Debate over War Powers may yield positive outcome
Anyone who believed that the scope of the president’s constitutional war powers was politically settled was surely surprised by the intensive back-and-forth between the president and Congress over a possible US military intervention in Syria.
Uncertainty about what the Constitution requires is thick: even as President Obama called for legislative authorization to bolster the legitimacy of strikes, and even as he now appeals to the UN for a resolution authorizing military sanctions if Syria does not comply with the U.S.-Russia agreement for destroying its chemical weapons, the president nevertheless maintains that he has the authority to commit the U.S. to hostilities in Syria without Congressional (or UN) authorization.
Robert Gates criticized the president for running a risk of looking “weak” if Congress did not authorize military action, and agreed with Leon Panetta that the president obviously has all power needed for strikes in Syria.
On the other hand, constitutional scholars Louis Fisher, Stephen Griffin, and Sandy Levinson have argued that Obama’s constitutional grounding for independent strikes is either non-existent or extremely weak.

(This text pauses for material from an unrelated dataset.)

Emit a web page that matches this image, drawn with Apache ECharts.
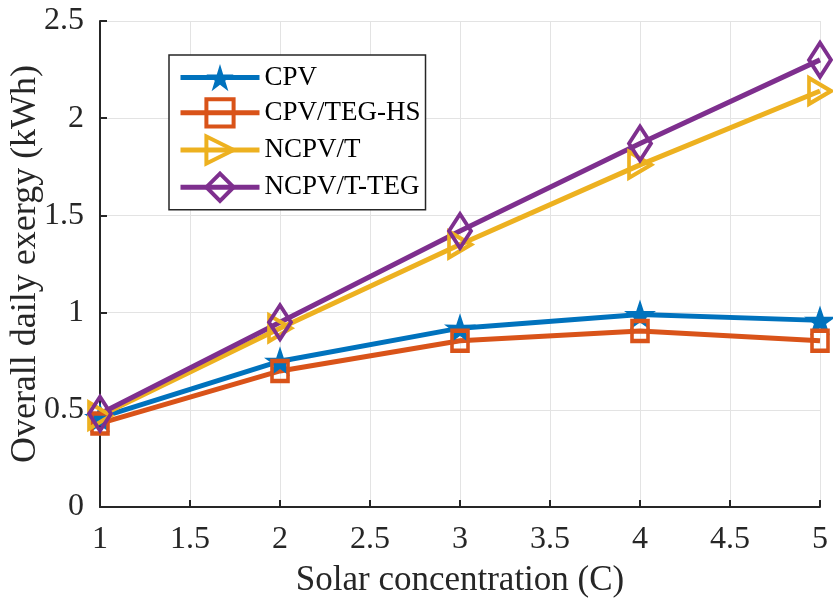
<!DOCTYPE html>
<html>
<head>
<meta charset="utf-8">
<script src="https://cdn.jsdelivr.net/npm/echarts@6/dist/echarts.min.js"></script>
<style>
  html, body { margin: 0; padding: 0; background: #fff; }
  #chart { width: 833px; height: 601px; }
</style>
</head>
<body>
<div id="chart"></div>
<script>
// 数据
var concentration = [1, 2, 3, 4, 5];
var cpv = [0.46, 0.75, 0.92, 0.99, 0.96];
var cpvTegHs = [0.43, 0.70, 0.855, 0.905, 0.855];
var ncpvT = [0.47, 0.92, 1.35, 1.76, 2.14];
var ncpvTTeg = [0.48, 0.95, 1.42, 1.87, 2.30];

var seriesNames = ['CPV', 'CPV/TEG-HS', 'NCPV/T', 'NCPV/T-TEG'];
var colors = ['#0072BD', '#D95319', '#EDB120', '#7E2F8E'];

var starPath = 'path://M50 0 L61.17 34.63 L97.55 34.55 L68.07 55.87 L79.39 90.45 L50 69 L20.61 90.45 L31.93 55.87 L2.45 34.55 L38.83 34.63 Z';

function pairs(ys) {
    return concentration.map(function (x, i) { return [x, ys[i]]; });
}

var myChart = echarts.init(document.getElementById('chart'));

var font = 'Liberation Serif, Times New Roman, serif';

function makeSeries(idx, data, symbol, size, rotate, hollow) {
    return {
        name: seriesNames[idx],
        type: 'line',
        data: pairs(data),
        symbol: symbol,
        symbolSize: size,
        symbolRotate: rotate,
        showAllSymbol: true,
        clip: false,
        lineStyle: { color: colors[idx], width: 5 },
        itemStyle: hollow ? {
            color: 'rgba(255,255,255,0)',
            borderColor: colors[idx],
            borderWidth: 4
        } : {
            color: colors[idx],
            borderWidth: 0
        },
        emphasis: { disabled: true }
    };
}

var option = {
    animation: false,
    textStyle: { fontFamily: font },
    grid: { left: 100, right: 13, top: 21, bottom: 94, outerBoundsMode: 'none' },
    legend: {
        orient: 'vertical',
        left: 169,
        top: 55,
        padding: [9, 5, 7, 9],
        itemWidth: 79,
        itemHeight: 34,
        itemGap: 6,
        borderColor: '#262626',
        borderWidth: 1.5,
        backgroundColor: '#fff',
        lineStyle: { width: 5 },
        textStyle: { fontFamily: font, fontSize: 27, color: '#000' },
        data: [
            { name: seriesNames[0], itemStyle: { borderWidth: 0 } },
            { name: seriesNames[1], itemStyle: { borderWidth: 4 } },
            { name: seriesNames[2], itemStyle: { borderWidth: 4 } },
            { name: seriesNames[3], itemStyle: { borderWidth: 4 } }
        ]
    },
    xAxis: {
        type: 'value',
        min: 1,
        max: 5,
        interval: 0.5,
        name: 'Solar concentration (C)',
        nameLocation: 'middle',
        nameGap: 56,
        nameMoveOverlap: false,
        nameTextStyle: { fontFamily: font, fontSize: 35, color: '#262626' },
        axisLine: { show: true, lineStyle: { color: '#262626', width: 2 } },
        axisTick: { show: true, inside: true, length: 7, lineStyle: { color: '#262626', width: 2 } },
        axisLabel: { fontFamily: font, fontSize: 32, color: '#262626', margin: 17 },
        splitLine: { show: true, lineStyle: { color: '#e3e3e3', width: 1 } }
    },
    yAxis: {
        type: 'value',
        min: 0,
        max: 2.5,
        interval: 0.5,
        name: 'Overall daily exergy (kWh)',
        nameLocation: 'middle',
        nameGap: 56,
        nameMoveOverlap: false,
        nameTextStyle: { fontFamily: font, fontSize: 36, color: '#262626' },
        axisLine: { show: true, lineStyle: { color: '#262626', width: 2 } },
        axisTick: { show: true, inside: true, length: 7, lineStyle: { color: '#262626', width: 2 } },
        axisLabel: { fontFamily: font, fontSize: 32, color: '#262626', margin: 16 },
        splitLine: { show: true, lineStyle: { color: '#e3e3e3', width: 1 } }
    },
    series: [
        makeSeries(0, cpv, starPath, [32, 30], 0, false),
        makeSeries(1, cpvTegHs, 'rect', [16, 20], 0, true),
        makeSeries(2, ncpvT, 'triangle', [26, 22], -90, true),
        makeSeries(3, ncpvTTeg, 'diamond', [22, 34], 0, true)
    ]
};

myChart.setOption(option);
</script>
</body>
</html>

Congress itself has been divided over whether authorization is necessary for a presidential strike in Syria.
While the Constitution tells us that Congress has the power to “declare war,” the text nowhere defines what kinds of hostilities count as war – which has enabled some opportunism in the Obama administration, and in many other presidential administrations too.
Even the War Powers Resolution restricts “hostilities” without defining the term, and there, too, Obama has been willing to press language to (or beyond) its absolute limit.
Constitutional and statutory text that does not define the meaning of the key words that separate one institution’s authority from another necessarily insert some measure of uncertainty into the branches’ war powers regime.
What to make of these tensions and ambiguities? Has the Constitution failed in its task to provide a definitive legal framework that can guide decision-makers about important questions such as which institution has the power to take the country to war? Isn’t the point of a Constitution to resolve this kind of conflict? If it is so pervasively difficult to read our political culture and know which branch has war authority, then does that mean that the Constitution has failed to do its job – or worse, that we are witnessing an epidemic of reckless infidelity to the Constitution’s mandates?
In fact, I think that uncertainty as to the meaning of the Constitution’s war powers regime in Syria is not catastrophic but may actually carry benefits.
As diplomacy around Syria unfolds, I want to draw attention to a few of the intersections between domestic constitutional debates and the conditions for effective international action.
First, it is arguably the threat of intervention which moved Russia into high gear in negotiations with Syria. But President Obama needed a plausible claim of independent presidential empowerment for such a claim to be credible.
At the same time, such a claim, unresisted, raises the specter of undefined aims, mission creep, costly wars without broad public support, unconsidered policy complexities, and troubling bellicose precedent that are a hallmark of presidentialism in war. This is, in part, why congressional mobilization to defend its institutional prerogatives has been so welcomed by some prominent war powers scholars.
Obama’s subsequent willingness to back down, to accommodate claims to legislative empowerment – derided by many as a weak or vacillating choice — seems in turn to have created time and space for a diplomatic process to unfold in the place of a military one.
Recent developments in that process include not only a Russian-brokered plan to confiscate all chemical weapons from the Assad regime but also statements by the Ayatollah Khamenei signaling openness to diplomacy and by President Rouhani that Iran would not develop a nuclear weapon.
And now Obama is moving this technique of vacillating red lines up to the level of global institutions.
On the one hand he is pressing the UN to back up the U.S.-Russia agreement with sanctions, but at the same time says that he reserves the power to act outside the UN, and has argued that “without a credible military threat, the Security Council had demonstrated no inclination to act at all.”
We have yet to see what kind of domestic or international push-back would await him if he tried to translate this rhetorical willingness to act outside the UN into concrete action.
Obama’s constitutional “vacillations” may end up being productive in sundering the Assad regime from its chemical weapons. Only time will tell.
For constitutional scholars, it is worth noting the positive role that uncertainty and textual ambiguity can create in generating good international outcomes.
Mariah Zeisberg is associate professor of political science at the University of Michigan and the author of the book “War Powers: The Politics Of Constitutional Authority.”